__Exercise__
Your task is to repeat all of the data exactly while excluding the pictures.

__Source material__
>> Start

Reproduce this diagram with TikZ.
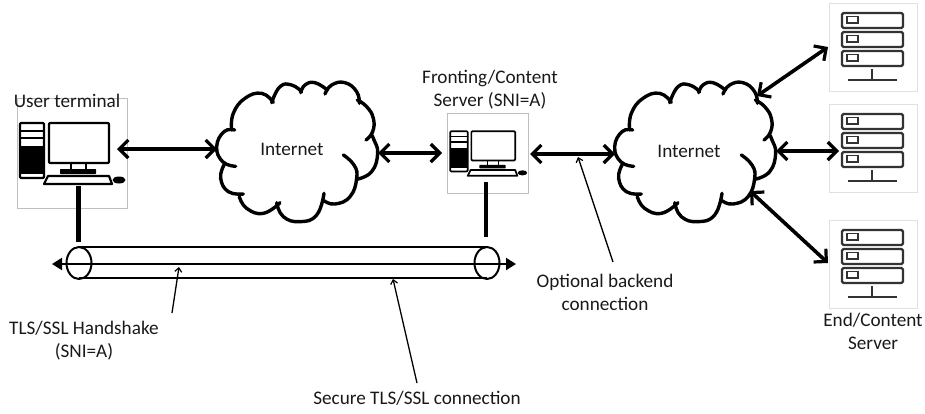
\documentclass[tikz,border=0pt]{standalone}
\usepackage{fontspec}
\setmainfont{Carlito}
\usetikzlibrary{arrows.meta}
\definecolor{srv}{HTML}{333333}
\tikzset{
  x=1pt,y=-1pt,
  lbl/.style={align=center,inner sep=0pt,font=\fontsize{19.2}{23}\selectfont,text=black!90},
  link/.style={line width=3.6pt,{Straight Barb[length=9pt,width=18pt,line width=3.2pt]}-{Straight Barb[length=9pt,width=18pt,line width=3.2pt]}},
  thin arrow/.style={line width=1.3pt,-{Straight Barb[length=4pt,width=7pt,line width=1.2pt]}},
  stub/.style={line width=4.4pt},
  tube/.style={line width=2pt},
  iconbox/.style={draw=black!25,line width=.8pt,minimum width=#1,minimum height=#1,inner sep=0pt},
  srvbox/.style={draw=black!12,line width=.8pt,minimum width=88pt,minimum height=88pt,inner sep=0pt},
}
% computer icon: #1 #2 position, #3 scale, #4 line width
\newcommand{\compicon}[4]{%
  \begin{scope}[shift={(#1,#2)},scale=#3,line width=#4pt,line join=round]
    \draw[fill=white,rounded corners=1pt] (3,25) rectangle (27,80);
    \fill[black] (3,48) rectangle (27,76);
    \fill[black] (3,31.5) rectangle (27,33.5);
    \fill[black] (3,39) rectangle (27,41);
    \draw[rounded corners=1pt] (32,25) rectangle (92,65);
    \draw (54,65) -- (54,71) (69,65) -- (69,71);
    \fill[rounded corners=.6pt] (43,71) rectangle (79,76);
    \draw[fill=white] (31,78) -- (92,78) -- (95,86) -- (27,86) -- cycle;
    \fill (102,82) ellipse [x radius=6.5,y radius=3.5];
  \end{scope}}
% server icon
\newcommand{\srvicon}[2]{%
  \begin{scope}[shift={(#1,#2)},draw=srv,line width=2.2pt]
    \foreach \t in {10,29,48}{
      \draw[rounded corners=1.5pt] (13,\t) rectangle (74,\t+15);
      \draw[line width=1.7pt] (18,\t+3.5) rectangle (29,\t+10);
    }
    \draw (43,66) -- (43,77);
    \draw (19,77) -- (68,77);
  \end{scope}}
% cloud outline
\newcommand{\cloudshape}[2]{%
  \begin{scope}[shift={(#1,#2)},scale=1/3,line width=3.4pt,line cap=round]
    \draw plot[smooth,tension=.8] coordinates {(104,240)(72,245)(50,290)(68,335)(107,349)};
    \draw plot[smooth,tension=.8] coordinates {(72,345)(62,385)(85,425)(130,432)};
    \draw plot[smooth,tension=.8] coordinates {(118,440)(140,475)(190,490)(240,458)};
    \draw plot[smooth,tension=.8] coordinates {(230,458)(250,500)(300,515)(350,495)(372,430)};
    \draw plot[smooth,tension=.8] coordinates {(430,315)(462,345)(470,385)(450,440)(405,462)(372,452)};
    \draw plot[smooth,tension=.8] coordinates {(470,388)(515,365)(533,310)(522,270)(515,255)};
    \draw plot[smooth,tension=.8] coordinates {(498,270)(518,245)(520,205)(500,170)(472,150)};
    \draw plot[smooth,tension=.8] coordinates {(478,160)(470,125)(435,98)(395,105)(375,132)};
    \draw plot[smooth,tension=.8] coordinates {(382,120)(345,98)(315,105)(302,128)};
    \draw plot[smooth,tension=.8] coordinates {(305,125)(275,105)(240,110)(215,158)};
    \draw plot[smooth,tension=.8] coordinates {(220,157)(185,130)(135,145)(100,190)(95,240)};
  \end{scope}}
\begin{document}
\begin{tikzpicture}
\useasboundingbox (0,0) rectangle (925,413);
% boxes
\node[iconbox=110pt] (term) at (72,153.5) {};
\node[iconbox=80.5pt] (front) at (488,153.5) {};
\node[srvbox] (s1) at (873,47) {};
\node[srvbox] (s2) at (873,148.5) {};
\node[srvbox] (s3) at (873,264) {};
\compicon{17}{98}{1}{2.2}
\compicon{448}{113}{0.73}{1.7}
\srvicon{829}{3}
\srvicon{829}{104}
\srvicon{829}{220}
% clouds
\cloudshape{200}{50}
\cloudshape{598}{50}
\node[lbl] (inet1) at (292,149) {Internet};
\node[lbl] (inet2) at (689,151) {Internet};
% tube
\coordinate (tl) at (79,247); \coordinate (tr) at (487,247);
\coordinate (bl) at (79,278); \coordinate (br) at (487,278);
\coordinate (ml) at (52,264); \coordinate (mr) at (516,264);
\coordinate (el) at (79,263); \coordinate (er) at (487,263);
\draw[tube] (tl) -- (tr);
\draw[tube] (bl) -- (br);
\draw[tube,{Triangle[length=10pt,width=12pt]}-{Triangle[length=10pt,width=12pt]}] (ml) -- (mr);
\draw[tube] (el) ellipse [x radius=12.5,y radius=16];
\draw[tube] (er) ellipse [x radius=12.5,y radius=16];
% stubs
\coordinate (tstub) at (78.5,186); \coordinate (tstube) at (78.5,242);
\coordinate (fstub) at (486,182);  \coordinate (fstube) at (486,237);
\draw[stub] (tstub) -- (tstube);
\draw[stub] (fstub) -- (fstube);
% links
\coordinate (a1) at (117,149); \coordinate (a2) at (217,149);
\coordinate (b1) at (378,153); \coordinate (b2) at (442,153);
\coordinate (c1) at (530,154); \coordinate (c2) at (615,154);
\coordinate (d1) at (757,96);  \coordinate (d2) at (828,47);
\coordinate (e1) at (776,151); \coordinate (e2) at (839,151);
\coordinate (f1) at (750,191); \coordinate (f2) at (828,263);
\draw[link] (a1) -- (a2);
\draw[link] (b1) -- (b2);
\draw[link] (c1) -- (c2);
\draw[link] (d1) -- (d2);
\draw[link] (e1) -- (e2);
\draw[link] (f1) -- (f2);
% labels
\node[lbl] (lterm) at (67,101) {User terminal};
\node[lbl] (lfront) at (490,89.5) {Fronting/Content\\Server (SNI=A)};
\node[lbl] (lend) at (873,331.5) {End/Content\\Server};
\node[lbl] (lhand) at (84,341) {TLS/SSL Handshake\\(SNI=A)};
\node[lbl] (lsec) at (417,398) {Secure TLS/SSL connection};
\node[lbl] (lopt) at (605,292.5) {Optional backend\\connection};
% pointers
\coordinate (p1) at (172,313); \coordinate (p1e) at (179,267);
\coordinate (p2) at (417,383); \coordinate (p2e) at (393,279);
\coordinate (p3) at (613,262); \coordinate (p3e) at (578,157);
\draw[thin arrow] (p1) -- (p1e);
\draw[thin arrow] (p2) -- (p2e);
\draw[thin arrow] (p3) -- (p3e);
\end{tikzpicture}
\end{document}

>> End

__Answer to the task__
Reproduce this diagram with TikZ.
\documentclass[tikz,border=0pt]{standalone}
\usepackage{fontspec}
\setmainfont{Carlito}
\usetikzlibrary{arrows.meta}
\definecolor{srv}{HTML}{333333}
\tikzset{
  x=1pt,y=-1pt,
  lbl/.style={align=center,inner sep=0pt,font=\fontsize{19.2}{23}\selectfont,text=black!90},
  link/.style={line width=3.6pt,{Straight Barb[length=9pt,width=18pt,line width=3.2pt]}-{Straight Barb[length=9pt,width=18pt,line width=3.2pt]}},
  thin arrow/.style={line width=1.3pt,-{Straight Barb[length=4pt,width=7pt,line width=1.2pt]}},
  stub/.style={line width=4.4pt},
  tube/.style={line width=2pt},
  iconbox/.style={draw=black!25,line width=.8pt,minimum width=#1,minimum height=#1,inner sep=0pt},
  srvbox/.style={draw=black!12,line width=.8pt,minimum width=88pt,minimum height=88pt,inner sep=0pt},
}
% computer icon: #1 #2 position, #3 scale, #4 line width
\newcommand{\compicon}[4]{%
  \begin{scope}[shift={(#1,#2)},scale=#3,line width=#4pt,line join=round]
    \draw[fill=white,rounded corners=1pt] (3,25) rectangle (27,80);
    \fill[black] (3,48) rectangle (27,76);
    \fill[black] (3,31.5) rectangle (27,33.5);
    \fill[black] (3,39) rectangle (27,41);
    \draw[rounded corners=1pt] (32,25) rectangle (92,65);
    \draw (54,65) -- (54,71) (69,65) -- (69,71);
    \fill[rounded corners=.6pt] (43,71) rectangle (79,76);
    \draw[fill=white] (31,78) -- (92,78) -- (95,86) -- (27,86) -- cycle;
    \fill (102,82) ellipse [x radius=6.5,y radius=3.5];
  \end{scope}}
% server icon
\newcommand{\srvicon}[2]{%
  \begin{scope}[shift={(#1,#2)},draw=srv,line width=2.2pt]
    \foreach \t in {10,29,48}{
      \draw[rounded corners=1.5pt] (13,\t) rectangle (74,\t+15);
      \draw[line width=1.7pt] (18,\t+3.5) rectangle (29,\t+10);
    }
    \draw (43,66) -- (43,77);
    \draw (19,77) -- (68,77);
  \end{scope}}
% cloud outline
\newcommand{\cloudshape}[2]{%
  \begin{scope}[shift={(#1,#2)},scale=1/3,line width=3.4pt,line cap=round]
    \draw plot[smooth,tension=.8] coordinates {(104,240)(72,245)(50,290)(68,335)(107,349)};
    \draw plot[smooth,tension=.8] coordinates {(72,345)(62,385)(85,425)(130,432)};
    \draw plot[smooth,tension=.8] coordinates {(118,440)(140,475)(190,490)(240,458)};
    \draw plot[smooth,tension=.8] coordinates {(230,458)(250,500)(300,515)(350,495)(372,430)};
    \draw plot[smooth,tension=.8] coordinates {(430,315)(462,345)(470,385)(450,440)(405,462)(372,452)};
    \draw plot[smooth,tension=.8] coordinates {(470,388)(515,365)(533,310)(522,270)(515,255)};
    \draw plot[smooth,tension=.8] coordinates {(498,270)(518,245)(520,205)(500,170)(472,150)};
    \draw plot[smooth,tension=.8] coordinates {(478,160)(470,125)(435,98)(395,105)(375,132)};
    \draw plot[smooth,tension=.8] coordinates {(382,120)(345,98)(315,105)(302,128)};
    \draw plot[smooth,tension=.8] coordinates {(305,125)(275,105)(240,110)(215,158)};
    \draw plot[smooth,tension=.8] coordinates {(220,157)(185,130)(135,145)(100,190)(95,240)};
  \end{scope}}
\begin{document}
\begin{tikzpicture}
\useasboundingbox (0,0) rectangle (925,413);
% boxes
\node[iconbox=110pt] (term) at (72,153.5) {};
\node[iconbox=80.5pt] (front) at (488,153.5) {};
\node[srvbox] (s1) at (873,47) {};
\node[srvbox] (s2) at (873,148.5) {};
\node[srvbox] (s3) at (873,264) {};
\compicon{17}{98}{1}{2.2}
\compicon{448}{113}{0.73}{1.7}
\srvicon{829}{3}
\srvicon{829}{104}
\srvicon{829}{220}
% clouds
\cloudshape{200}{50}
\cloudshape{598}{50}
\node[lbl] (inet1) at (292,149) {Internet};
\node[lbl] (inet2) at (689,151) {Internet};
% tube
\coordinate (tl) at (79,247); \coordinate (tr) at (487,247);
\coordinate (bl) at (79,278); \coordinate (br) at (487,278);
\coordinate (ml) at (52,264); \coordinate (mr) at (516,264);
\coordinate (el) at (79,263); \coordinate (er) at (487,263);
\draw[tube] (tl) -- (tr);
\draw[tube] (bl) -- (br);
\draw[tube,{Triangle[length=10pt,width=12pt]}-{Triangle[length=10pt,width=12pt]}] (ml) -- (mr);
\draw[tube] (el) ellipse [x radius=12.5,y radius=16];
\draw[tube] (er) ellipse [x radius=12.5,y radius=16];
% stubs
\coordinate (tstub) at (78.5,186); \coordinate (tstube) at (78.5,242);
\coordinate (fstub) at (486,182);  \coordinate (fstube) at (486,237);
\draw[stub] (tstub) -- (tstube);
\draw[stub] (fstub) -- (fstube);
% links
\coordinate (a1) at (117,149); \coordinate (a2) at (217,149);
\coordinate (b1) at (378,153); \coordinate (b2) at (442,153);
\coordinate (c1) at (530,154); \coordinate (c2) at (615,154);
\coordinate (d1) at (757,96);  \coordinate (d2) at (828,47);
\coordinate (e1) at (776,151); \coordinate (e2) at (839,151);
\coordinate (f1) at (750,191); \coordinate (f2) at (828,263);
\draw[link] (a1) -- (a2);
\draw[link] (b1) -- (b2);
\draw[link] (c1) -- (c2);
\draw[link] (d1) -- (d2);
\draw[link] (e1) -- (e2);
\draw[link] (f1) -- (f2);
% labels
\node[lbl] (lterm) at (67,101) {User terminal};
\node[lbl] (lfront) at (490,89.5) {Fronting/Content\\Server (SNI=A)};
\node[lbl] (lend) at (873,331.5) {End/Content\\Server};
\node[lbl] (lhand) at (84,341) {TLS/SSL Handshake\\(SNI=A)};
\node[lbl] (lsec) at (417,398) {Secure TLS/SSL connection};
\node[lbl] (lopt) at (605,292.5) {Optional backend\\connection};
% pointers
\coordinate (p1) at (172,313); \coordinate (p1e) at (179,267);
\coordinate (p2) at (417,383); \coordinate (p2e) at (393,279);
\coordinate (p3) at (613,262); \coordinate (p3e) at (578,157);
\draw[thin arrow] (p1) -- (p1e);
\draw[thin arrow] (p2) -- (p2e);
\draw[thin arrow] (p3) -- (p3e);
\end{tikzpicture}
\end{document}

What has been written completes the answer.